In 1866 a serious fall among the ruins of Pozzuoli and, three years later, a dangerous accident with his horse, further reduced his strength, if not his energies, and the rest of his life was, though diversified by literary efforts—as the pamphlet on ‘Consequential Damages,’ ‘England's Day,’ and elaborate plans for the continuation of ‘Balder’—that of a more or less confirmed, though always cheerful, invalid. From 1866 to 1871 he resided mainly at Noke Place, on the slope of Chosen Hill, though he passed much of the colder season at Clifton, where he benefited by the advice of his friend, Dr. Symonds. In 1871 he removed to Barton-end House, fourteen miles on the other side of Gloucester, in a beautiful district above the Stroud Valley. There he continued to write occasional verses and memoranda, and was frequently visited by friends attracted by his gracious hospitality and brilliant conversational powers. In 1874 unfortunate circumstances, involving a mental strain to which he was then physically inadequate, hastened his death, which took place in the August of that year. He was buried in Painswick cemetery.

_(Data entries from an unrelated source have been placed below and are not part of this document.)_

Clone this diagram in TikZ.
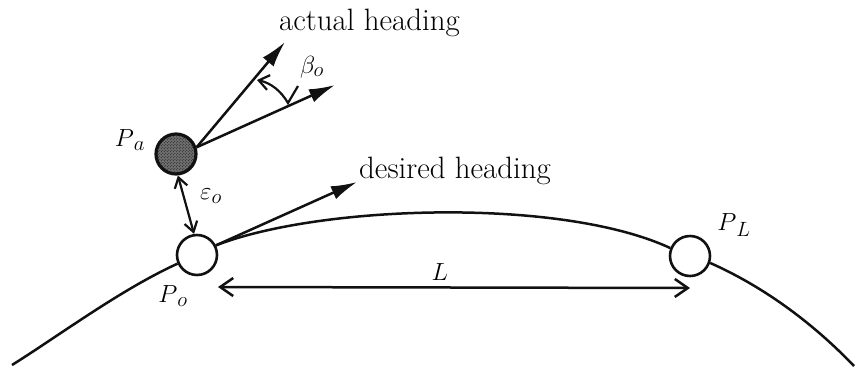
\documentclass[tikz,border=0pt]{standalone}
\usepackage{amsmath,amssymb}
\usepackage{tikz}
\usetikzlibrary{arrows.meta,patterns,calc}
\definecolor{ink}{HTML}{111111}
\tikzset{
  wpt/.style={circle,draw=ink,line width=2.6bp,fill=white,minimum size=40bp,inner sep=0pt},
  apt/.style={circle,draw=ink,line width=3.2bp,minimum size=40bp,inner sep=0pt,
    preaction={fill=ink!60},pattern=crosshatch dots,pattern color=ink},
  track/.style={ink,line width=2.5bp},
  hdg/.style={ink,line width=2.5bp,-{Latex[length=26bp,width=14bp]}},
  spanarr/.style={ink,line width=2.5bp,{Straight Barb[length=13bp,width=18bp]}-{Straight Barb[length=13bp,width=18bp]}},
  gaparr/.style={ink,line width=2.2bp,{Straight Barb[length=10bp,width=13bp]}-{Straight Barb[length=10bp,width=13bp]}},
  lbl/.style={font=\fontsize{31}{35}\selectfont,inner sep=0pt},
}
\begin{document}
\begin{tikzpicture}[x=1bp,y=-1bp]
  \useasboundingbox (0,0) rectangle (861,370);
  % ===================== points on the track =====================
  \node[apt] (pa) at (176,154) {};
  \node[wpt] (po) at (197,255) {};
  \node[wpt] (pl) at (690,256) {};
  \coordinate (gl) at (12,365);
  \coordinate (gr) at (854,366);
  % the track itself
  \draw[track] (gl) .. controls (60,335) and (120,290) .. (po.204);
  \draw[track] (po.27) .. controls (320,205) and (560,197) .. (pl.158);
  \draw[track] (pl.-19) .. controls (760,285) and (810,320) .. (gr);
  % ===================== headings =====================
  \coordinate (acttip) at (285,42);
  \coordinate (partip) at (335,85);
  \coordinate (destip) at (357,182);
  \draw[hdg] (pa.18) -- (acttip);
  \draw[hdg] (pa.18) -- (partip);
  \draw[hdg] (po.27) -- (destip);
  % angle between them
  \coordinate (tk) at (298,86);
  \coordinate (a0) at (288,103);
  \coordinate (a1) at (257,80);
  \draw[ink,line width=2.2bp,-{Straight Barb[length=10bp,width=15bp]}]
    (tk) -- (a0) .. controls (281,91) and (271,83) .. (a1);
  % ===================== offsets =====================
  \draw[gaparr] (pa.-85) -- (po.98);
  \coordinate (lbeg) at (218,287);
  \coordinate (lend) at (690,288);
  \draw[spanarr] (lbeg) -- (lend);
  % ===================== labels =====================
  \node[lbl,anchor=base west] (acttxt) at (279,30) {actual heading};
  \node[lbl,anchor=base west] (destxt) at (359,178) {desired heading};
  \node[lbl] (beta) at (312,67) {$\beta_{o}$};
  \node[lbl] (lpa) at (130,140) {$P_{\,a}$};
  \node[lbl] (leps) at (211,196) {$\varepsilon_{o}$};
  \node[lbl] (lpo) at (173,296) {$P_{\,o}$};
  \node[lbl] (ll) at (440,272) {$L$};
  \node[lbl] (lpl) at (734,225) {$P_{\,L}$};
\end{tikzpicture}
\end{document}
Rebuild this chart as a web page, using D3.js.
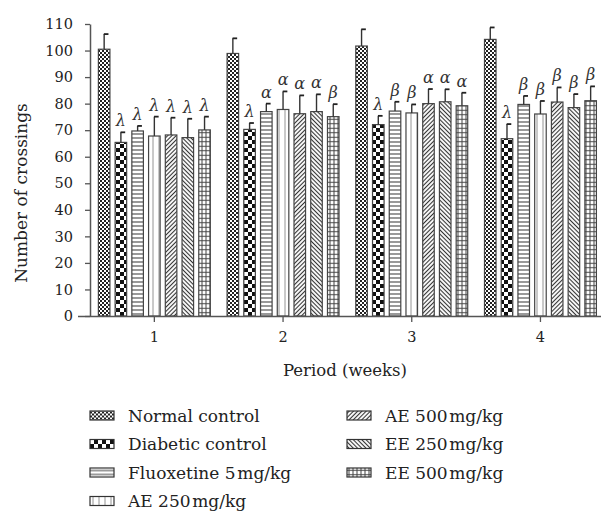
<!DOCTYPE html>
<meta charset="utf-8">
<style>
  body { margin: 0; background: #fff; }
  text { font-family: "DejaVu Serif", serif; fill: #222; }
</style>

<!-- Load d3.js -->
<script src="https://d3js.org/d3.v7.min.js"></script>

<!-- Create a div where the graph will take place -->
<div id="my_dataviz"></div>
<script>

// categories and series
var periods = ["1", "2", "3", "4"];
var groups = ["Normal control", "Diabetic control", "Fluoxetine 5\u200Amg/kg", "AE 250\u200Amg/kg",
              "AE 500\u200Amg/kg", "EE 250\u200Amg/kg", "EE 500\u200Amg/kg"];
var yTicks = [0, 10, 20, 30, 40, 50, 60, 70, 80, 90, 100, 110];

// mean number of crossings per period, one array per group
var normalMean   = [100.5, 98.9, 101.7, 104.2];
var diabeticMean = [65.4, 70.3, 72.1, 66.8];
var fluoxMean    = [69.7, 77.0, 77.2, 79.7];
var ae250Mean    = [67.8, 77.8, 76.5, 76.1];
var ae500Mean    = [68.2, 76.2, 80.0, 80.6];
var ee250Mean    = [67.2, 77.0, 80.7, 78.5];
var ee500Mean    = [70.1, 75.1, 79.2, 81.1];

// error bars (upper only)
var normalErr   = [5.7, 5.7, 6.3, 4.5];
var diabeticErr = [3.8, 2.4, 3.3, 5.5];
var fluoxErr    = [1.9, 3.0, 3.5, 3.2];
var ae250Err    = [7.3, 6.8, 3.2, 4.9];
var ae500Err    = [6.5, 6.9, 5.5, 5.5];
var ee250Err    = [7.1, 6.5, 4.7, 5.1];
var ee500Err    = [5.0, 4.7, 4.9, 5.4];

// significance marks over the bars
var normalSig   = ["", "", "", ""];
var diabeticSig = ["λ", "λ", "λ", "λ"];
var fluoxSig    = ["λ", "α", "β", "β"];
var ae250Sig    = ["λ", "α", "β", "β"];
var ae500Sig    = ["λ", "α", "α", "β"];
var ee250Sig    = ["λ", "α", "α", "β"];
var ee500Sig    = ["λ", "β", "α", "β"];

var means = [normalMean, diabeticMean, fluoxMean, ae250Mean, ae500Mean, ee250Mean, ee500Mean];
var errs  = [normalErr, diabeticErr, fluoxErr, ae250Err, ae500Err, ee250Err, ee500Err];
var sigs  = [normalSig, diabeticSig, fluoxSig, ae250Sig, ae500Sig, ee250Sig, ee500Sig];
var patternIds = ["p0", "p1", "p2", "p3", "p4", "p5", "p6"];

// flat table of bars
var data = [];
periods.forEach(function(p, i) {
  groups.forEach(function(g, j) {
    data.push({period: p, group: g, idx: j, value: means[j][i], err: errs[j][i], sig: sigs[j][i]});
  });
});

var svg = d3.select("#my_dataviz")
  .append("svg")
    .attr("width", 601)
    .attr("height", 512);

// hatch patterns
var defs = svg.append("defs");
function pat(id, w, h, tr) {
  var p = defs.append("pattern").attr("id", id)
    .attr("patternUnits", "userSpaceOnUse")
    .attr("width", w).attr("height", h);
  if (tr) p.attr("patternTransform", tr);
  p.append("rect").attr("width", w).attr("height", h).attr("fill", "#fff");
  return p;
}
// fine checker
var p0 = pat("p0", 4, 4);
p0.append("rect").attr("width", 2).attr("height", 2).attr("fill", "#222");
p0.append("rect").attr("x", 2).attr("y", 2).attr("width", 2).attr("height", 2).attr("fill", "#222");
// coarse checker
var p1 = pat("p1", 8, 8);
p1.append("rect").attr("width", 4).attr("height", 4).attr("fill", "#111");
p1.append("rect").attr("x", 4).attr("y", 4).attr("width", 4).attr("height", 4).attr("fill", "#111");
// horizontal lines
var p2 = pat("p2", 4, 4);
p2.append("line").attr("x1", 0).attr("x2", 4).attr("y1", 2).attr("y2", 2).attr("stroke", "#555").attr("stroke-width", 1.2);
// vertical lines
var p3 = pat("p3", 6, 6);
p3.append("line").attr("x1", 3).attr("x2", 3).attr("y1", 0).attr("y2", 6).attr("stroke", "#777").attr("stroke-width", 0.8);
// forward diagonal
var p4 = pat("p4", 3, 3, "rotate(45)");
p4.append("line").attr("x1", 1.5).attr("x2", 1.5).attr("y1", 0).attr("y2", 3).attr("stroke", "#333").attr("stroke-width", 1.1);
// back diagonal
var p5 = pat("p5", 3, 3, "rotate(-45)");
p5.append("line").attr("x1", 1.5).attr("x2", 1.5).attr("y1", 0).attr("y2", 3).attr("stroke", "#333").attr("stroke-width", 1.1);
// grid
var p6 = pat("p6", 4, 4.5);
p6.append("line").attr("x1", 0).attr("x2", 4).attr("y1", 2.25).attr("y2", 2.25).attr("stroke", "#444").attr("stroke-width", 1);
p6.append("line").attr("x1", 2).attr("x2", 2).attr("y1", 0).attr("y2", 4.5).attr("stroke", "#444").attr("stroke-width", 1);

// scales
var x0 = d3.scaleBand()
    .domain(periods)
    .range([90, 604.8])
    .paddingInner(0.09)
    .paddingOuter(0.045);
var x1 = d3.scaleBand()
    .domain(d3.range(groups.length))
    .range([0, x0.bandwidth()])
    .paddingInner(0.31)
    .paddingOuter(0.155);
var y = d3.scaleLinear()
    .domain([0, 110])
    .range([316, 24]);

// bars
svg.selectAll(".bar")
  .data(data)
  .enter()
  .append("rect")
    .attr("class", "bar")
    .attr("x", function(d) { return x0(d.period) + x1(d.idx); })
    .attr("y", function(d) { return y(d.value); })
    .attr("width", x1.bandwidth())
    .attr("height", function(d) { return y(0) - y(d.value); })
    .attr("fill", function(d) { return "url(#" + patternIds[d.idx] + ")"; })
    .attr("stroke", "#444")
    .attr("stroke-width", 1.2);

// error bars
var cx = function(d) { return x0(d.period) + x1(d.idx) + x1.bandwidth() / 2; };
svg.selectAll(".err")
  .data(data)
  .enter()
  .append("line")
    .attr("x1", cx).attr("x2", cx)
    .attr("y1", function(d) { return y(d.value); })
    .attr("y2", function(d) { return y(d.value + d.err); })
    .attr("stroke", "#333")
    .attr("stroke-width", 1.4);
svg.selectAll(".cap")
  .data(data)
  .enter()
  .append("line")
    .attr("x1", function(d) { return cx(d) - 0.3; })
    .attr("x2", function(d) { return cx(d) + 4.3; })
    .attr("y1", function(d) { return y(d.value + d.err); })
    .attr("y2", function(d) { return y(d.value + d.err); })
    .attr("stroke", "#222")
    .attr("stroke-width", 1.8);

// significance marks
svg.selectAll(".sig")
  .data(data.filter(function(d) { return d.sig; }))
  .enter()
  .append("text")
    .attr("x", cx)
    .attr("y", function(d) { return y(d.value + d.err) - 6; })
    .attr("text-anchor", "middle")
    .style("font-size", "16px")
    .style("font-style", "italic")
    .style("fill", "#333")
    .text(function(d) { return d.sig; });

// axes
var yAxis = svg.append("g")
    .attr("transform", "translate(90,0)")
    .call(d3.axisLeft(y).tickValues(yTicks).tickSize(5).tickSizeOuter(0).tickPadding(12));
var xAxis = svg.append("g")
    .attr("transform", "translate(0,316)")
    .call(d3.axisBottom(x0).tickSize(6).tickSizeOuter(0).tickPadding(10));
xAxis.select(".domain").attr("d", "M78,0.5H601");
[yAxis, xAxis].forEach(function(a) {
  a.select(".domain").attr("stroke", "#555").attr("stroke-width", 1.5);
  a.selectAll(".tick line").attr("stroke", "#555").attr("stroke-width", 1.3);
  a.selectAll(".tick text").style("font-size", "14.5px").style("font-family", "DejaVu Serif").attr("fill", "#222");
});

// axis titles
svg.append("text")
    .attr("transform", "translate(27,193) rotate(-90)")
    .attr("text-anchor", "middle")
    .style("font-size", "17px")
    .text("Number of crossings");
svg.append("text")
    .attr("x", 345)
    .attr("y", 376)
    .attr("text-anchor", "middle")
    .style("font-size", "16.5px")
    .text("Period (weeks)");

// legend
var legend = svg.selectAll(".leg")
  .data(groups)
  .enter()
  .append("g")
    .attr("transform", function(d, i) {
      var col = i < 4 ? 0 : 1, row = i < 4 ? i : i - 4;
      return "translate(" + (col ? 347 : 90) + "," + (415.5 + row * 28.5) + ")";
    });
legend.append("rect")
    .attr("y", -4.5)
    .attr("width", 24)
    .attr("height", 9)
    .attr("fill", function(d, i) { return "url(#" + patternIds[i] + ")"; })
    .attr("stroke", "#333")
    .attr("stroke-width", 1.2);
legend.append("text")
    .attr("x", 38)
    .attr("y", 6)
    .style("font-size", "17px")
    .text(function(d) { return d; });

</script>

Dobell's character was above criticism. The nature of his work has been indicated; its quality will be variously estimated. Original and independent of formulæ to the verge of aggressiveness, he shared by nature, by no means through imitation, in some of the defects, occasional obscurity, involved conceits, and remoteness, of the seventeenth-century school which Dr. Johnson called metaphysical; but in loftiness of thought and richness of imagery his best pages have been surpassed by few, if any, of his contemporaries. His form is often faulty, but his life and writings together were in healthy protest against the subordination of form to matter that characterises much of the effeminate æstheticism of our age. Manliness in its highest attributes of courage and courtesy pervaded his career; his poetry is steeped in that keen atmosphere to which it is the aim of all enduring literature to raise our spirits. A radical reformer in some directions, he held the tyranny of mobs and autocrats in equal aversion. Though his politics had a visionary side, he was far from being a dreamer. Of practical welldoing he was never weary, and of jealousy he had not a tinge. His criticisms, if not always sound, were invariably valuable, for he awoke in his hearers a consciousness of capacities as well as a sense of duties.
A complete edition of his poems was published in 1875 (2 vols.), of his prose in 1876. His ‘Life and Letters’ appeared in 1878, 2 vols. A selected edition of his poems, edited by Mr. W. Sharp, appeared in February 1887 in one small volume.